Fields with embedded double-quote characters must be enclosed within double-quote characters, and each of the embedded double-quote characters must be represented by a pair of double-quote characters.

Test string: [1997,Ford,E350,"Super, ""luxurious"" truck"]
Items: [1997] [Ford] [E350] [Super, "luxurious" truck]


Fields with embedded line breaks must be enclosed within double-quote characters.

Test string: [1997,Ford,E350,"Go get one now
they are going fast"]
Items: [1997] [Ford] [E350] [Go get one now
they are going fast]


In CSV implementations that trim leading or trailing spaces, fields with such spaces must be enclosed within double-quote characters.

Test string: [1997,Ford,E350," Super luxurious truck "]
Items: [1997] [Ford] [E350] [ Super luxurious truck ]

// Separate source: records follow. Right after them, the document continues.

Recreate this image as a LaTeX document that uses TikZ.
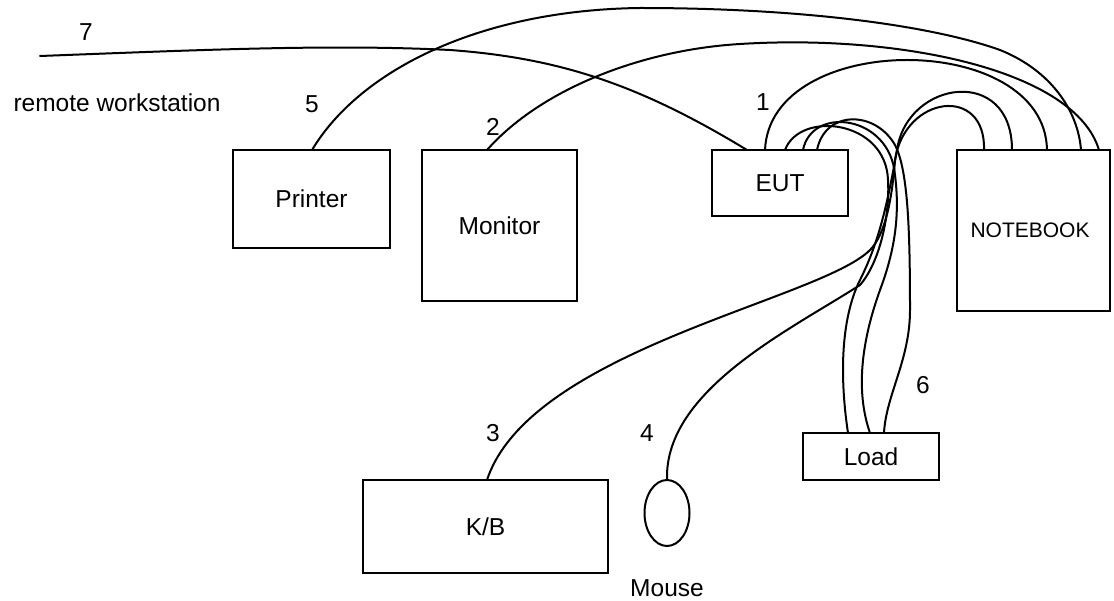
\documentclass[tikz,border=0pt]{standalone}
\usepackage{fontspec}
\setmainfont{Liberation Sans}
\usetikzlibrary{shapes.geometric}
\begin{document}
\begin{tikzpicture}[x=1pt,y=-1pt,line width=2pt,
  box/.style={draw,rectangle,inner sep=0pt,line width=2pt,font=\fontsize{24.5}{29}\selectfont},
  lbl/.style={inner sep=0pt,font=\fontsize{24.5}{29}\selectfont},
  cable/.style={line width=2pt,line join=round,line cap=round}]
\useasboundingbox (0,0) rectangle (1114,601);
% boxes
\node[box,minimum width=157pt,minimum height=98pt] (printer) at (311.5,199) {Printer};
\node[box,minimum width=155pt,minimum height=151pt] (monitor) at (499.5,225.5) {Monitor};
\node[box,minimum width=136pt,minimum height=66pt] (eut) at (780,183) {EUT};
\node[box,minimum width=153pt,minimum height=161pt] (nb) at (1033.5,230.5) {};
\node[lbl,font=\fontsize{21}{25}\selectfont] (nbt) at (1030,230.5) {NOTEBOOK};
\node[box,minimum width=136pt,minimum height=47pt] (load) at (871,456.5) {Load};
\node[box,minimum width=245pt,minimum height=93pt] (kb) at (485.5,526.5) {K/B};
\node[draw,ellipse,inner sep=0pt,minimum width=45pt,minimum height=66pt,line width=2pt] (mouse) at (667,513) {};
% labels
\node[lbl] (l7) at (86,32) {7};
\node[lbl] (lrw) at (117,103) {remote workstation};
\node[lbl] (l5) at (312,104) {5};
\node[lbl] (l2) at (493,127) {2};
\node[lbl] (l1) at (763,102) {1};
\node[lbl] (l3) at (493,433) {3};
\node[lbl] (l4) at (647,433) {4};
\node[lbl] (l6) at (923,385) {6};
\node[lbl] (lm) at (667,588) {Mouse};
% ports
\coordinate (rw) at (40,56);
\coordinate (e7) at (747,150);
\coordinate (e1) at (765,150);
\coordinate (ea) at (785,150);
\coordinate (eb) at (803,150);
\coordinate (ec) at (817,150);
\coordinate (pp) at (312,150);
\coordinate (mp) at (487,150);
\coordinate (na) at (984,150);
\coordinate (nb1) at (1012,150);
\coordinate (n1) at (1047,150);
\coordinate (n5) at (1081,150);
\coordinate (n2) at (1099,150);
\coordinate (la) at (848,433);
\coordinate (lb) at (870,433);
\coordinate (lc) at (884,433);
\coordinate (kp) at (487,480);
\coordinate (ms) at (mouse.north);
% cable 7: remote workstation - EUT
\draw[cable] (rw) .. controls (200,50) and (330,44) .. (450,50) .. controls (560,58) and (640,85) .. (e7);
% cable 5: printer - notebook
\draw[cable] (pp) .. controls (360,70) and (480,10) .. (640,8) .. controls (800,8) and (930,25) .. (1000,50) .. controls (1050,70) and (1078,110) .. (n5);
% cable 2: monitor - notebook
\draw[cable] (mp) .. controls (540,90) and (640,50) .. (740,44) .. controls (900,34) and (1075,70) .. (n2);
% cable 1: EUT - notebook
\draw[cable] (e1) .. controls (770,30) and (1045,30) .. (n1);
% K/B cable
\draw[cable] (kp) .. controls (530,350) and (820,300) .. (870,250) .. controls (885,235) and (892,200) .. (895,160) .. controls (905,95) and (986,85) .. (na);
% mouse cable
\draw[cable] (ms) .. controls (665,390) and (790,330) .. (860,285) .. controls (880,262) and (890,215) .. (888,180) .. controls (886,120) and (800,110) .. (ea);
% load cables
\draw[cable] (lb) .. controls (855,390) and (862,340) .. (880,290) .. controls (895,250) and (900,215) .. (895,175) .. controls (890,115) and (812,105) .. (eb);
\draw[cable] (lc) .. controls (886,395) and (910,360) .. (910,310) .. controls (910,230) and (908,170) .. (895,145) .. controls (875,110) and (825,110) .. (ec);
\draw[cable] (la) .. controls (840,380) and (840,320) .. (860,280) .. controls (880,240) and (888,200) .. (897,150) .. controls (907,80) and (1012,65) .. (nb1);
\end{tikzpicture}
\end{document}
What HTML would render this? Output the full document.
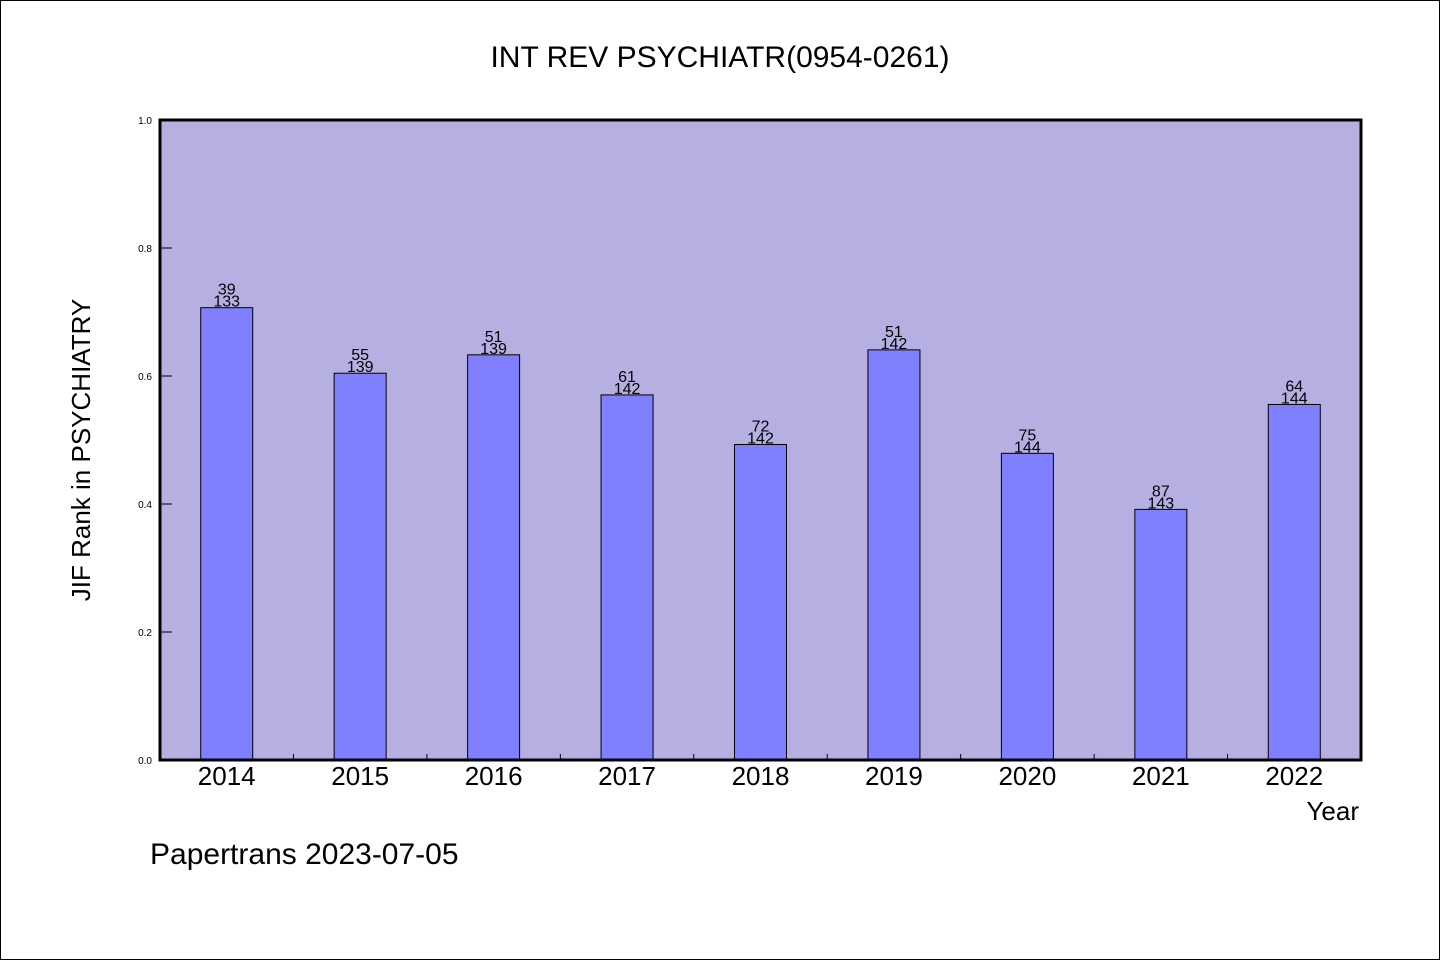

Fields may always be enclosed within double-quote characters, whether necessary or not.

Test string: ["1997","Ford","E350"]
Items: [1997] [Ford] [E350]



Testing code:

var
  SL: TStringList;
  rule: string;

  function GetItemsText: string;
  var
    i: Integer;
  begin
    for i := 0 to SL.Count - 1 do
      Result := Result + '[' + SL[i] + '] ';
  end;

  procedure Test(TestStr: string);
  begin
    SL.DelimitedText := TestStr;
    Writeln(rule + sLineBreak, 'Test string: [', TestStr + ']' + sLineBreak,
            'Items: ' + GetItemsText + sLineBreak);
  end;

begin
  SL := TStringList.Create;
  SL.Delimiter := ',';        // default, but ";" is used with some locales
  SL.QuoteChar := '"';        // default
  SL.StrictDelimiter := True; // required: strings are separated *only* by Delimiter

  rule := 'Spaces are considered part of a field and should not be ignored.';
  Test('1997, Ford , E350');

  rule := 'Fields with embedded commas must be enclosed within double-quote characters.';
  Test('1997,Ford,E350,"Super, luxurious truck"');

  rule := 'Fields with embedded double-quote characters must be enclosed within double-quote characters, and each of the embedded double-quote characters must be represented by a pair of double-quote characters.';
  Test('1997,Ford,E350,"Super, ""luxurious"" truck"');

  rule := 'Fields with embedded line breaks must be enclosed within double-quote characters.';
  Test('1997,Ford,E350,"Go get one now'#10#13'they are going fast"');

  rule := 'In CSV implementations that trim leading or trailing spaces, fields with such spaces must be enclosed within double-quote characters.';
  Test('1997,Ford,E350," Super luxurious truck "');

  rule := 'Fields may always be enclosed within double-quote characters, whether necessary or not.';
  Test('"1997","Ford","E350"');

  SL.Free;
end;



If you've read it all, the question was :), what are "TStringList splitting bugs?"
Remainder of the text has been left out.